Other serology studies have taken their own approaches to finding participants. In the Boston suburb of Chelsea, researchers pinpricked the fingers of random passersby in Bellingham Square. Starting this week, New York is testing more than 3,000 people in supermarkets across the state.
For the Los Angeles County study, Sood said he and his team went a different way: They enlisted a market research firm with a proprietary database of thousands of emails and phone numbers of county residents. They invited a random subset to participate in a study “about COVID,” but didn’t say it was about testing.
The team set about recruiting people to fulfill quotas for race/ethnicity, age, and so on, based on the county’s demographics. Once a subgroup’s quota was met, they stopped enrolling people. To make sure they were reaching underrepresented groups, the market research firm made follow-up calls to people in those categories.
Participants were then invited to drive through six testing sites on a recent weekend. Staff also went to some respondents’ homes to do testing there.
Even though Sood says they went to great lengths to make the group representative of the population, he acknowledged that there is no “perfect” recruitment strategy.
Of the Santa Clara County study, he said the team had done their best with limited resources. “We still thought it was worthwhile doing it even though we fully recognize our methods were not anywhere close to perfect,” he said. “We still thought it would provide useful information and it would add to the debate about what’s going on.”

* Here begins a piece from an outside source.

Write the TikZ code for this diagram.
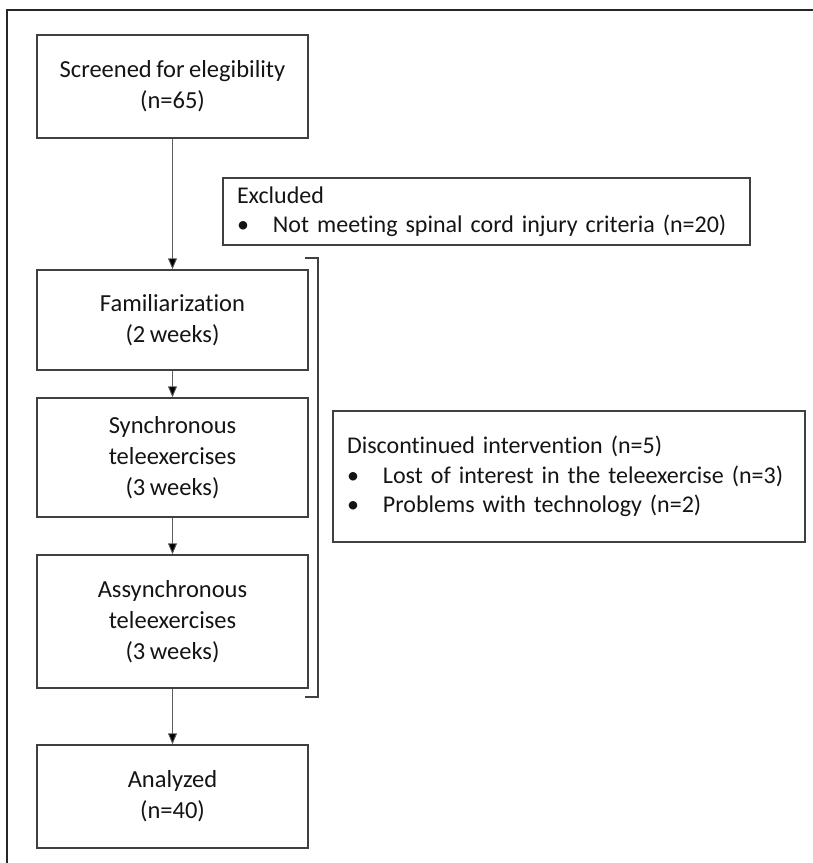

Few people would turn down the chance to find out whether they’ve had the coronavirus. But Dean questioned whether, from a public health messaging standpoint, it is helpful to fixate on these infection estimates when they are so preliminary.
No matter how many people may or may not be infected — numbers that scientists won’t be able to pin down for a long time — the real numbers that matter right now, in terms of conveying the threat of the disease, are those of the bodies ending up in ICU beds and funeral homes.
“Either way, we’re ending up with a lot of people being hospitalized and dying,” she said. “Everyone needs to keep that part in mind.”